Short exercise: Copy the data that follows exactly. Include no pictures.

Information shown:
┌────────

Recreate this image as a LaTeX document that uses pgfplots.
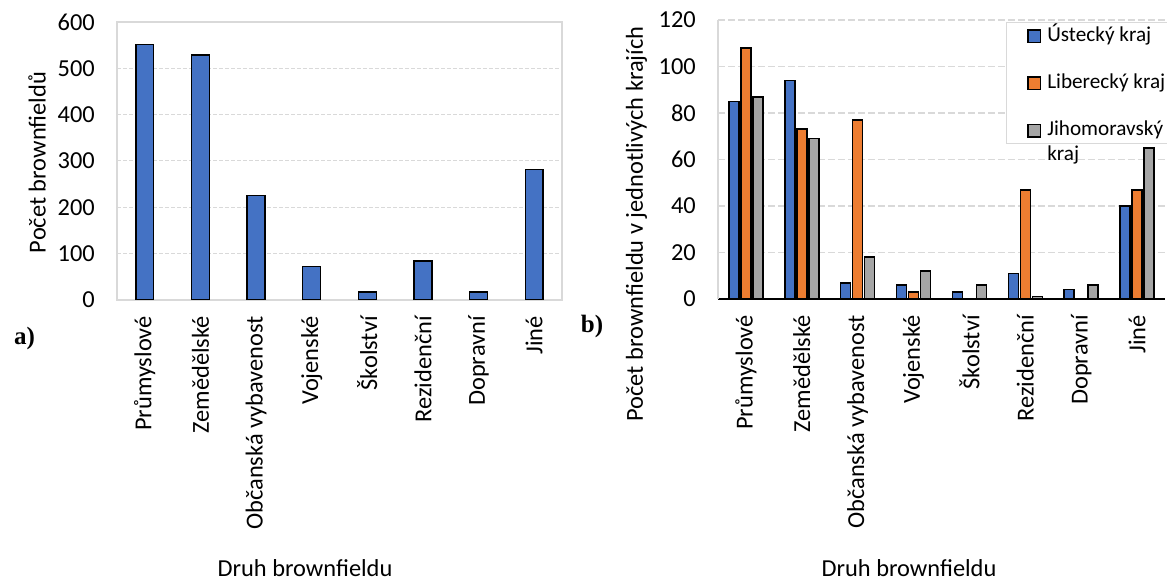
\documentclass[border=0pt]{standalone}
\usepackage{fontspec}
\setmainfont{Carlito}
\newfontfamily\timesf{Liberation Serif}
\usepackage{pgfplots}
\usepackage{pgfplotstable}
\pgfplotsset{compat=1.18}
\definecolor{cblue}{HTML}{4472C4}
\definecolor{corange}{HTML}{ED7D31}
\definecolor{cgray}{HTML}{A5A5A5}
\definecolor{lgrid}{HTML}{D9D9D9}
\newcommand\fs{\fontsize{12.2pt}{13pt}\selectfont}
\newcommand\lfs{\fontsize{10.6pt}{12.5pt}\selectfont}

\pgfplotstableread{
x a
0 552
1 529
2 225
3 72
4 17
5 84
6 17
7 282
}\tableA

\pgfplotstableread{
x us li jm
0 85 108 87
1 94 73 69
2 7 77 18
3 6 3 12
4 3 0 6
5 11 47 1
6 4 0 6
7 40 47 65
}\tableB

\pgfplotsset{sq legend/.style={legend image code/.code={\draw[##1, draw=black, line width=0.8pt] (0pt,-0.5pt) rectangle (6.3pt,5.8pt);}}}

\begin{document}
\begin{tikzpicture}[x=1pt,y=1pt]
\path[use as bounding box] (0,0) rectangle (583.5,291);
\begin{axis}[
 at={(58.5pt,141pt)}, anchor=south west, scale only axis,
 width=222.5pt, height=139pt,
 ybar, bar width=8.9pt,
 xmin=-0.5, xmax=7.5, ymin=0, ymax=600,
 xtick={0,...,7},
 xticklabels={Průmyslové,Zemědělské,Občanská vybavenost,Vojenské,Školství,Rezidenční,Dopravní,Jiné},
 ytick={0,100,...,600},
 major tick length=0pt,
 tick label style={font=\fs},
 xticklabel style={rotate=90, anchor=east},
 xticklabel shift=4.6pt, yticklabel shift=7.6pt,
 /pgf/number format/assume math mode=true,
 ymajorgrids, grid style={lgrid, dash pattern=on 2pt off 1pt, line width=0.5pt},
 axis line style={draw=lgrid, line width=0.7pt},
]
\addplot[fill=cblue, draw=black, line width=0.7pt] table[x=x,y=a]{\tableA};
\end{axis}

\begin{axis}[
 at={(359pt,141.5pt)}, anchor=south west, scale only axis,
 width=223.5pt, height=139.5pt,
 ybar=1pt, bar width=5pt,
 xmin=-0.5, xmax=7.5, ymin=0, ymax=120,
 xtick={0,...,7},
 xticklabels={Průmyslové,Zemědělské,Občanská vybavenost,Vojenské,Školství,Rezidenční,Dopravní,Jiné},
 ytick={0,20,...,120},
 major tick length=0pt,
 tick label style={font=\fs},
 xticklabel style={rotate=90, anchor=east},
 xticklabel shift=4.6pt, yticklabel shift=7.6pt,
 /pgf/number format/assume math mode=true,
 axis lines*=left,
 x axis line style={black, line width=1pt},
 y axis line style={lgrid, line width=0.7pt},
 ymajorgrids, grid style={lgrid, dash pattern=on 3.5pt off 1.5pt, line width=0.9pt},
 legend cell align=left,
 legend style={at={(0.6436,0.993)}, anchor=north west, draw=lgrid, fill=white, font=\lfs,
   row sep=10.8pt, column sep=0pt, inner xsep=10.5pt, inner ysep=0pt,
   nodes={inner xsep=3pt}, cells={anchor=base west}},
]
\addplot[fill=cblue, draw=black, line width=0.8pt, sq legend] table[x=x,y=us]{\tableB};
\addplot[fill=corange, draw=black, line width=0.8pt, sq legend] table[x=x,y=li]{\tableB};
\addplot[fill=cgray, draw=black, line width=0.8pt, sq legend] table[x=x,y=jm]{\tableB};
\legend{\raisebox{0pt}[7.5pt][0pt]{Ú}stecký kraj, Liberecký kraj, {\rlap{\raisebox{-12.5pt}{kraj}}Jihomoravský}}
\end{axis}

\node[font=\fs, rotate=90] at (18.5,209.75) {Počet brownfieldů};
\node[font=\fs, rotate=90] at (318.3,179) {Počet brownfieldu v jednotlivých krajích};
\node[font=\fs, anchor=base, inner sep=0pt] at (152.5,2.5) {Druh brownfieldu};
\node[font=\fs, anchor=base, inner sep=0pt] at (454.5,2.5) {Druh brownfieldu};
\node[font=\timesf\bfseries\fontsize{12.5pt}{14pt}\selectfont] at (12.25,122) {a)};
\node[font=\timesf\bfseries\fontsize{12.5pt}{14pt}\selectfont] at (296,128) {b)};
\end{tikzpicture}
\end{document}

└────────

Task answer:
Recreate this image as a LaTeX document that uses pgfplots.
\documentclass[border=0pt]{standalone}
\usepackage{fontspec}
\setmainfont{Carlito}
\newfontfamily\timesf{Liberation Serif}
\usepackage{pgfplots}
\usepackage{pgfplotstable}
\pgfplotsset{compat=1.18}
\definecolor{cblue}{HTML}{4472C4}
\definecolor{corange}{HTML}{ED7D31}
\definecolor{cgray}{HTML}{A5A5A5}
\definecolor{lgrid}{HTML}{D9D9D9}
\newcommand\fs{\fontsize{12.2pt}{13pt}\selectfont}
\newcommand\lfs{\fontsize{10.6pt}{12.5pt}\selectfont}

\pgfplotstableread{
x a
0 552
1 529
2 225
3 72
4 17
5 84
6 17
7 282
}\tableA

\pgfplotstableread{
x us li jm
0 85 108 87
1 94 73 69
2 7 77 18
3 6 3 12
4 3 0 6
5 11 47 1
6 4 0 6
7 40 47 65
}\tableB

\pgfplotsset{sq legend/.style={legend image code/.code={\draw[##1, draw=black, line width=0.8pt] (0pt,-0.5pt) rectangle (6.3pt,5.8pt);}}}

\begin{document}
\begin{tikzpicture}[x=1pt,y=1pt]
\path[use as bounding box] (0,0) rectangle (583.5,291);
\begin{axis}[
 at={(58.5pt,141pt)}, anchor=south west, scale only axis,
 width=222.5pt, height=139pt,
 ybar, bar width=8.9pt,
 xmin=-0.5, xmax=7.5, ymin=0, ymax=600,
 xtick={0,...,7},
 xticklabels={Průmyslové,Zemědělské,Občanská vybavenost,Vojenské,Školství,Rezidenční,Dopravní,Jiné},
 ytick={0,100,...,600},
 major tick length=0pt,
 tick label style={font=\fs},
 xticklabel style={rotate=90, anchor=east},
 xticklabel shift=4.6pt, yticklabel shift=7.6pt,
 /pgf/number format/assume math mode=true,
 ymajorgrids, grid style={lgrid, dash pattern=on 2pt off 1pt, line width=0.5pt},
 axis line style={draw=lgrid, line width=0.7pt},
]
\addplot[fill=cblue, draw=black, line width=0.7pt] table[x=x,y=a]{\tableA};
\end{axis}

\begin{axis}[
 at={(359pt,141.5pt)}, anchor=south west, scale only axis,
 width=223.5pt, height=139.5pt,
 ybar=1pt, bar width=5pt,
 xmin=-0.5, xmax=7.5, ymin=0, ymax=120,
 xtick={0,...,7},
 xticklabels={Průmyslové,Zemědělské,Občanská vybavenost,Vojenské,Školství,Rezidenční,Dopravní,Jiné},
 ytick={0,20,...,120},
 major tick length=0pt,
 tick label style={font=\fs},
 xticklabel style={rotate=90, anchor=east},
 xticklabel shift=4.6pt, yticklabel shift=7.6pt,
 /pgf/number format/assume math mode=true,
 axis lines*=left,
 x axis line style={black, line width=1pt},
 y axis line style={lgrid, line width=0.7pt},
 ymajorgrids, grid style={lgrid, dash pattern=on 3.5pt off 1.5pt, line width=0.9pt},
 legend cell align=left,
 legend style={at={(0.6436,0.993)}, anchor=north west, draw=lgrid, fill=white, font=\lfs,
   row sep=10.8pt, column sep=0pt, inner xsep=10.5pt, inner ysep=0pt,
   nodes={inner xsep=3pt}, cells={anchor=base west}},
]
\addplot[fill=cblue, draw=black, line width=0.8pt, sq legend] table[x=x,y=us]{\tableB};
\addplot[fill=corange, draw=black, line width=0.8pt, sq legend] table[x=x,y=li]{\tableB};
\addplot[fill=cgray, draw=black, line width=0.8pt, sq legend] table[x=x,y=jm]{\tableB};
\legend{\raisebox{0pt}[7.5pt][0pt]{Ú}stecký kraj, Liberecký kraj, {\rlap{\raisebox{-12.5pt}{kraj}}Jihomoravský}}
\end{axis}

\node[font=\fs, rotate=90] at (18.5,209.75) {Počet brownfieldů};
\node[font=\fs, rotate=90] at (318.3,179) {Počet brownfieldu v jednotlivých krajích};
\node[font=\fs, anchor=base, inner sep=0pt] at (152.5,2.5) {Druh brownfieldu};
\node[font=\fs, anchor=base, inner sep=0pt] at (454.5,2.5) {Druh brownfieldu};
\node[font=\timesf\bfseries\fontsize{12.5pt}{14pt}\selectfont] at (12.25,122) {a)};
\node[font=\timesf\bfseries\fontsize{12.5pt}{14pt}\selectfont] at (296,128) {b)};
\end{tikzpicture}
\end{document}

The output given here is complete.